Здание больницы сдавалось частным лицам, старым людям. Там-то Бартоломеус и устроил свою мастерскую. Это был настоящий маленький монастырь, со стенами, выбеленными известью. Ему не нужно было большой мастерской: он писал только маленькие картины, над которыми работал медленно, отделывая их, совершенствуя до бесконечности. Он не заботился ни о продаже их, ни об известности. Он имел небольшую ренту, благодаря которой мог сводить концы с концами, и довольствовался этим. В монастыре ему было удобно работать.

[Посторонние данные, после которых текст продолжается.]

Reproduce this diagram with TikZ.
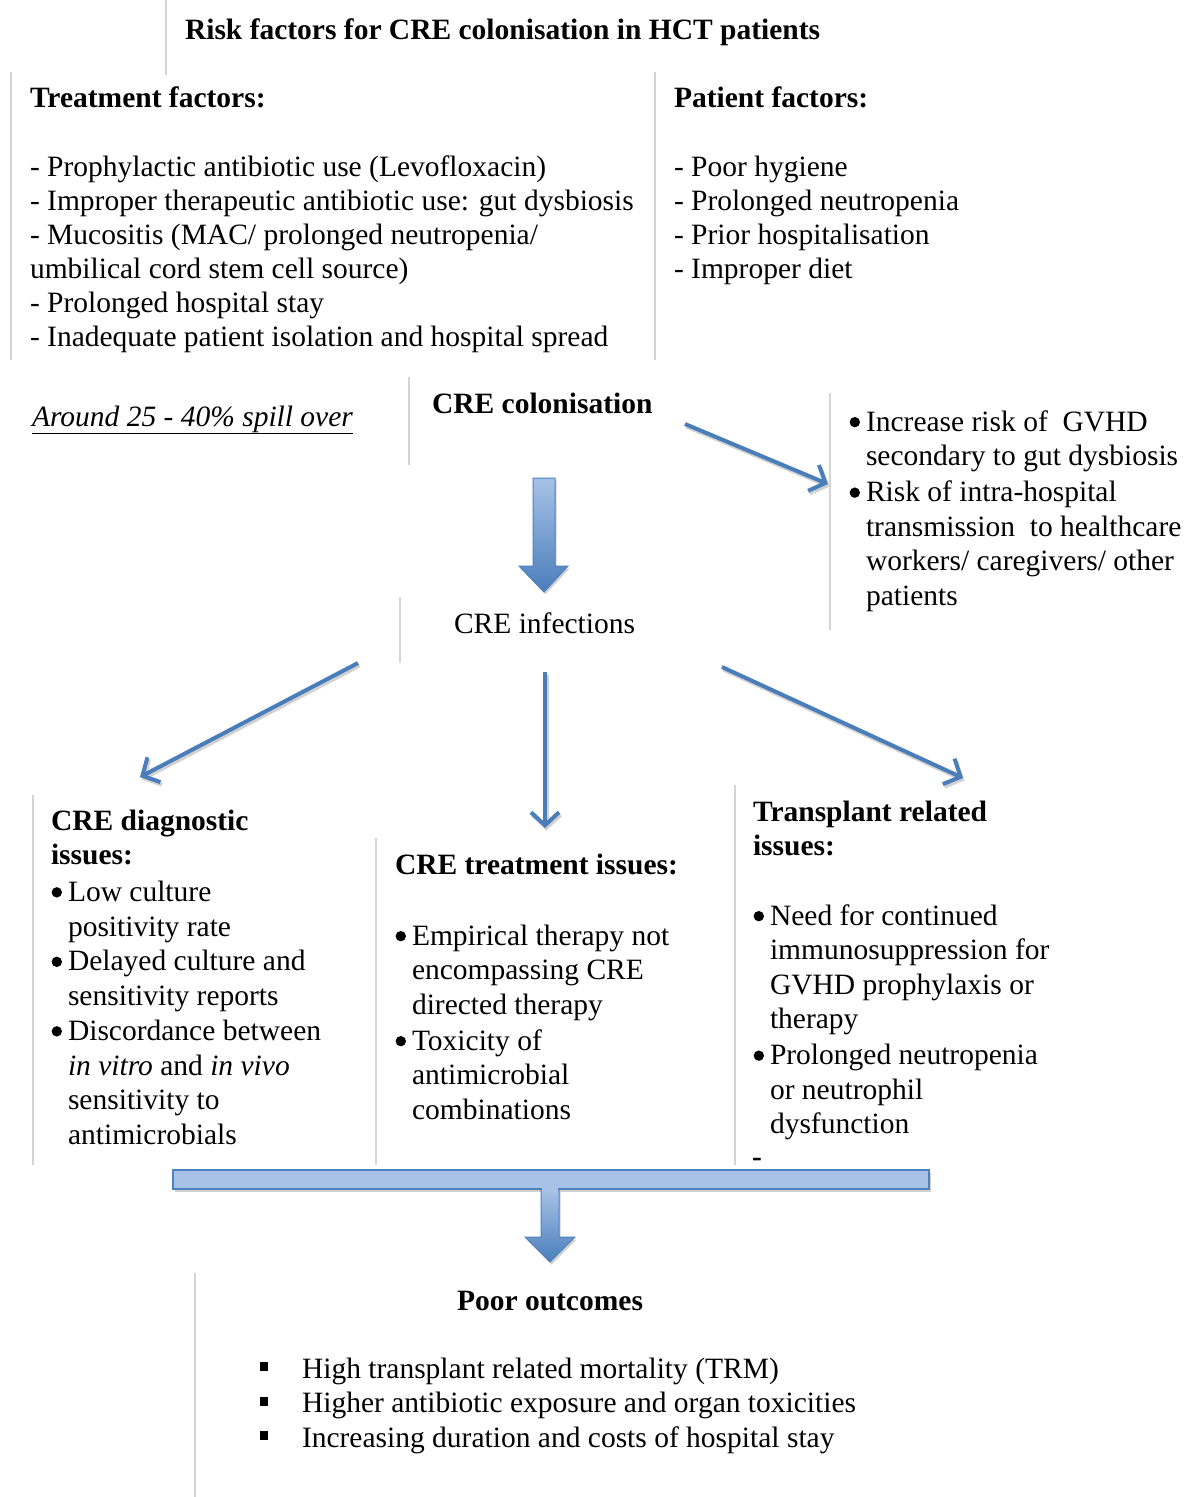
\documentclass[tikz,border=0pt]{standalone}
\usepackage{fontspec}
\setmainfont{Liberation Serif}
\usetikzlibrary{arrows.meta,calc}
\definecolor{arrowblue}{HTML}{4A7EBB}
\definecolor{lightblue}{HTML}{A7C2E6}
\definecolor{edgeblue}{HTML}{4F81BD}
\definecolor{boxgray}{HTML}{D4D4D4}
\newcommand\fs{\fontsize{29.5}{34.5}\selectfont}
\newcommand\bul{\llap{\tikz[baseline=0pt]\fill[black] (5pt,9pt) circle (5.2pt);\hspace{6pt}}}
\newcommand\sqb{\llap{\rule[7pt]{8pt}{9pt}\hspace{34pt}}}
\begin{document}
\begin{tikzpicture}[x=1pt,y=-1pt,
  txt/.style={anchor=north west, inner sep=0pt, outer sep=0pt, align=left, font=\fs},
  line/.style={anchor=base west, inner sep=0pt, outer sep=0pt, font=\fs},
  sep/.style={draw=boxgray, line width=1.2pt},
  thinarrow/.style={draw=arrowblue, line width=4pt, -{Straight Barb[length=13pt,width=28pt]}},
  shadowarrow/.style={draw=black!18, line width=4pt, -{Straight Barb[length=13pt,width=28pt]}},
  blockarrow/.style={top color=lightblue, bottom color=arrowblue, draw=edgeblue, line width=1pt},
  blockshadow/.style={fill=black!18, draw=none}]
\useasboundingbox (0,0) rectangle (1192,1497);
\fill[white] (0,0) rectangle (1192,1497);

% box edges
\draw[sep] (166,0) -- (166,75);
\draw[sep] (11,72) -- (11,360);
\draw[sep] (655,72) -- (655,360);
\draw[sep] (409,377) -- (409,465);
\draw[sep] (830,393) -- (830,630);
\draw[sep] (400,597) -- (400,663);
\draw[sep] (33,795) -- (33,1165);
\draw[sep] (376,838) -- (376,1165);
\draw[sep] (735,785) -- (735,1165);
\draw[sep] (195,1273) -- (195,1497);

% texts
\node[line] (title) at (185,39) {\textbf{Risk factors for CRE colonisation in HCT patients}};

\node[txt, font=\fontsize{29.5}{34}\selectfont] (treat) at (30,84) {\strut\textbf{Treatment factors:}\\[35pt]
- Prophylactic antibiotic use (Levofloxacin)\\
- Improper therapeutic antibiotic use: gut dysbiosis\\
- Mucositis (MAC/ prolonged neutropenia/\\
umbilical cord stem cell source)\\
- Prolonged hospital stay\\
- Inadequate patient isolation and hospital spread};

\node[txt, font=\fontsize{29.5}{34}\selectfont] (patient) at (674,84) {\strut\textbf{Patient factors:}\\[35pt]
- Poor hygiene\\
- Prolonged neutropenia\\
- Prior hospitalisation\\
- Improper diet};

\node[line] (spill) at (32,426) {\itshape\underline{Around 25 - 40\% spill over}};
\node[line] (colon) at (432,413) {\textbf{CRE colonisation}};

\node[txt] (risks) at (866,407) {\strut\bul Increase risk of\ \ GVHD\\
secondary to gut dysbiosis\\[1.5pt]
\bul Risk of intra-hospital\\
transmission\ \ to healthcare\\
workers/ caregivers/ other\\
patients};

\node[line] (infect) at (454,633) {CRE infections};

\node[txt] (diagH) at (51,806) {\strut\textbf{CRE diagnostic}\\\textbf{issues:}};
\node[txt, font=\fontsize{29.5}{34.75}\selectfont] (diagB) at (68,877) {\strut\bul Low culture\\
positivity rate\\
\bul Delayed culture and\\
sensitivity reports\\
\bul Discordance between\\
\textit{in vitro} and \textit{in vivo}\\
sensitivity to\\
antimicrobials};

\node[line] (treatH) at (395,874) {\textbf{CRE treatment issues:}};
\node[txt] (treatB) at (412,921) {\strut\bul Empirical therapy not\\
encompassing CRE\\
directed therapy\\[1.5pt]
\bul Toxicity of\\
antimicrobial\\
combinations};

\node[txt] (transH) at (753,797) {\strut\textbf{Transplant related}\\\textbf{issues:}};
\node[txt] (transB) at (770,901) {\strut\bul Need for continued\\
immunosuppression for\\
GVHD prophylaxis or\\
therapy\\[1.5pt]
\bul Prolonged neutropenia\\
or neutrophil\\
dysfunction};
\node[line] (dash) at (752,1166) {\textbf{-}};

\node[anchor=base, inner sep=0pt, font=\fs] (poor) at (550,1310) {\textbf{Poor outcomes}};
\node[txt] (poorB) at (302,1354) {\strut\sqb High transplant related mortality (TRM)\\
\sqb Higher antibiotic exposure and organ toxicities\\
\sqb Increasing duration and costs of hospital stay};

% connector end points
\coordinate (c1s) at (685,424);
\coordinate (c1e) at (828,484);
\coordinate (iLs) at (358,663);
\coordinate (iLe) at (140,777);
\coordinate (iMs) at (545,672);
\coordinate (iMe) at (545,828);
\coordinate (iRs) at (722,667);
\coordinate (iRe) at (963,778);
\coordinate (bA) at (544,478);
\coordinate (bB) at (544,592);
\coordinate (barL) at (173,1170);
\coordinate (barR) at (929,1189);
\coordinate (oA) at (550,1189);
\coordinate (oB) at (550,1262);

% shadows
\begin{scope}[transform canvas={shift={(1.5pt,-2.5pt)}}]
\draw[shadowarrow] (c1s) -- (c1e);
\draw[shadowarrow] (iLs) -- (iLe);
\draw[shadowarrow] (iMs) -- (iMe);
\draw[shadowarrow] (iRs) -- (iRe);
\fill[blockshadow] ($(bA)+(-11,0)$) -- ($(bA)+(11,0)$) -- ($(bB)+(11,-26)$) -- ($(bB)+(24,-26)$) -- (bB) -- ($(bB)+(-25,-26)$) -- ($(bB)+(-11,-26)$) -- cycle;
\fill[blockshadow] (barL) rectangle (barR);
\fill[blockshadow] ($(oA)+(-9,0)$) -- ($(oA)+(9,0)$) -- ($(oB)+(9,-25)$) -- ($(oB)+(25,-25)$) -- (oB) -- ($(oB)+(-25,-25)$) -- ($(oB)+(-9,-25)$) -- cycle;
\end{scope}

% connectors
\draw[thinarrow] (c1s) -- (c1e);
\draw[thinarrow] (iLs) -- (iLe);
\draw[thinarrow] (iMs) -- (iMe);
\draw[thinarrow] (iRs) -- (iRe);

\path[blockarrow] ($(bA)+(-11,0)$) -- ($(bA)+(11,0)$) -- ($(bB)+(11,-26)$) -- ($(bB)+(24,-26)$) -- (bB) -- ($(bB)+(-25,-26)$) -- ($(bB)+(-11,-26)$) -- cycle;

\path[fill=lightblue, draw=edgeblue, line width=1.5pt] (barL) rectangle (barR);
\path[blockarrow] ($(oA)+(-9,0.8)$) -- ($(oA)+(9,0.8)$) -- ($(oB)+(9,-25)$) -- ($(oB)+(25,-25)$) -- (oB) -- ($(oB)+(-25,-25)$) -- ($(oB)+(-9,-25)$) -- cycle;
\fill[lightblue] ($(oA)+(-8.3,-0.6)$) rectangle ($(oA)+(8.3,3)$);
\end{tikzpicture}
\end{document}
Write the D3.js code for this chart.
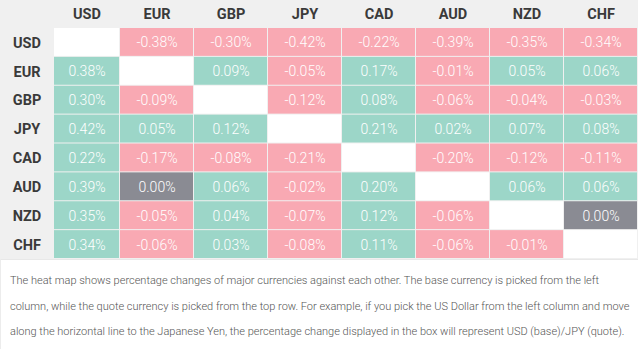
<!DOCTYPE html>
<html>
<head>
<meta charset="utf-8">
<script src="https://cdn.jsdelivr.net/npm/d3@7"></script>
<style>
  html, body { margin: 0; padding: 0; background: #fff; }
  svg { display: block; }
</style>
</head>
<body>
<svg id="chart" width="638" height="349"></svg>
<script>
const currencies = ["USD", "EUR", "GBP", "JPY", "CAD", "AUD", "NZD", "CHF"];
const usdRow = [null, -0.38, -0.30, -0.42, -0.22, -0.39, -0.35, -0.34];
const eurRow = [0.38, null, 0.09, -0.05, 0.17, -0.01, 0.05, 0.06];
const gbpRow = [0.30, -0.09, null, -0.12, 0.08, -0.06, -0.04, -0.03];
const jpyRow = [0.42, 0.05, 0.12, null, 0.21, 0.02, 0.07, 0.08];
const cadRow = [0.22, -0.17, -0.08, -0.21, null, -0.20, -0.12, -0.11];
const audRow = [0.39, 0.00, 0.06, -0.02, 0.20, null, 0.06, 0.06];
const nzdRow = [0.35, -0.05, 0.04, -0.07, 0.12, -0.06, null, 0.00];
const chfRow = [0.34, -0.06, 0.03, -0.08, 0.11, -0.06, -0.01, null];
const rows = [usdRow, eurRow, gbpRow, jpyRow, cadRow, audRow, nzdRow, chfRow];
const noteLines = [
  "The heat map shows percentage changes of major currencies against each other. The base currency is picked from the left",
  "column, while the quote currency is picked from the top row. For example, if you pick the US Dollar from the left column and move",
  "along the horizontal line to the Japanese Yen, the percentage change displayed in the box will represent USD (base)/JPY (quote)."
];

const svg = d3.select("#chart");
const W = 638, labelW = 54, headH = 28, tableBottom = 259;

const x = d3.scaleBand().domain(currencies).range([46, W]);
const y = d3.scaleBand().domain(currencies).range([headH, tableBottom]);

const color = v => v > 0 ? "#9cd6c8" : (v < 0 ? "#f9a9b3" : "#8a8b93");
const fmt = d3.formatLocale({ decimal: ".", thousands: ",", grouping: [3], currency: ["$", ""], minus: "-" }).format(".2f");

// backgrounds
svg.append("rect").attr("x", 0).attr("y", 0).attr("width", W).attr("height", tableBottom).attr("fill", "#f0f0f0");
svg.append("rect").attr("x", 0).attr("y", tableBottom).attr("width", W).attr("height", 349 - tableBottom).attr("fill", "#ffffff");
svg.append("line").attr("x1", 0).attr("x2", W).attr("y1", tableBottom + 0.5).attr("y2", tableBottom + 0.5).attr("stroke", "#e8e8e8");
svg.append("line").attr("x1", 0.5).attr("x2", 0.5).attr("y1", tableBottom).attr("y2", 349).attr("stroke", "#ececec");

const cells = [];
rows.forEach((r, i) => r.forEach((v, j) => cells.push({ row: currencies[i], col: currencies[j], v })));

const cx0 = c => Math.max(x(c), labelW);
const cw = c => x(c) + x.bandwidth() - cx0(c);

const g = svg.append("g");
g.selectAll("rect.cell").data(cells).join("rect")
  .attr("class", "cell")
  .attr("x", d => cx0(d.col))
  .attr("y", d => y(d.row))
  .attr("width", d => cw(d.col) - 1)
  .attr("height", y.bandwidth() - 1)
  .attr("fill", d => d.v === null ? "#ffffff" : color(d.v));

g.selectAll("text.val").data(cells.filter(d => d.v !== null)).join("text")
  .attr("class", "val")
  .attr("x", d => cx0(d.col) + cw(d.col) / 2)
  .attr("y", d => y(d.row) + y.bandwidth() / 2)
  .attr("dy", "0.36em")
  .attr("text-anchor", "middle")
  .attr("font-family", "Roboto, sans-serif")
  .attr("font-weight", 300)
  .attr("font-size", 14)
  .attr("fill", "#ffffff")
  .text(d => fmt(d.v) + "%");

// column headers
svg.selectAll("text.colh").data(currencies).join("text")
  .attr("class", "colh")
  .attr("x", c => cx0(c) + cw(c) / 2)
  .attr("y", headH / 2)
  .attr("dy", "0.36em")
  .attr("text-anchor", "middle")
  .attr("font-family", "Roboto, sans-serif")
  .attr("font-weight", 700)
  .attr("font-size", 14.5)
  .attr("fill", "#3a3a3a")
  .text(c => c);

// row headers
svg.selectAll("text.rowh").data(currencies).join("text")
  .attr("class", "rowh")
  .attr("x", 27)
  .attr("y", c => y(c) + y.bandwidth() / 2)
  .attr("dy", "0.36em")
  .attr("text-anchor", "middle")
  .attr("font-family", "Roboto, sans-serif")
  .attr("font-weight", 700)
  .attr("font-size", 14.5)
  .attr("fill", "#3a3a3a")
  .text(c => c);

// note text
svg.selectAll("text.note").data(noteLines).join("text")
  .attr("class", "note")
  .attr("x", 10)
  .attr("y", (d, i) => 284 + i * 25.5)
  .attr("font-family", "Roboto, sans-serif")
  .attr("font-weight", 300)
  .attr("font-size", 11)
  .attr("fill", "#555555")
  .text(d => d);
</script>
</body>
</html>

В окна входило достаточно света – дрожащего света северного солнца, кажущегося серебряным сквозь серый газ туманов. И немое молчание! Изредка только доносились псалмы бегинок. Он видел, как они, одна за другой, шли в свои кельи, с видом овец, возвращающихся в овчарню. Он изучал их легкие движения, средневековую походку, полет белых чепцов на фоне спокойной зелени и, особенно, складки их черных одежд, похожих на очертания труб органа. Раньше он мечтал стать художником бегинок: у него накопилась целая куча рисунков и набросков, и он не упускал ни одного удобного случая посмотреть на проходивших монахинь. Потом он отбросил эту мечту, находя сюжет все еще слишком материальным, слишком связанным с формой, с чистой пластикой жизни. Он стал искать в себе и вне себя.
Новость, сообщенная Борлюйтом, вносила разлад в его жизнь.
– Ты доволен? – спросил Борлюйт, заметив безучастное выражение его лица.
– Несколько лет тому назад я был бы счастлив, – ответил художник. – Теперь я думал о других формулах.
– Но ведь ты говорил, что чувствуешь склонность именно к фрескам, и объявлял их высшим видом искусства…
– Может быть, но есть живопись интересней.
Бартоломеус стал рыться во всех углах прежней залы свиданий бегинок: он, не торопясь, разбирал холсты. Выбрав один из них, он поставил его на мольберт.
– Вот, – сказал он. – Некоторые предметы, взятые в особом свете. Окно в октябрьские сумерки.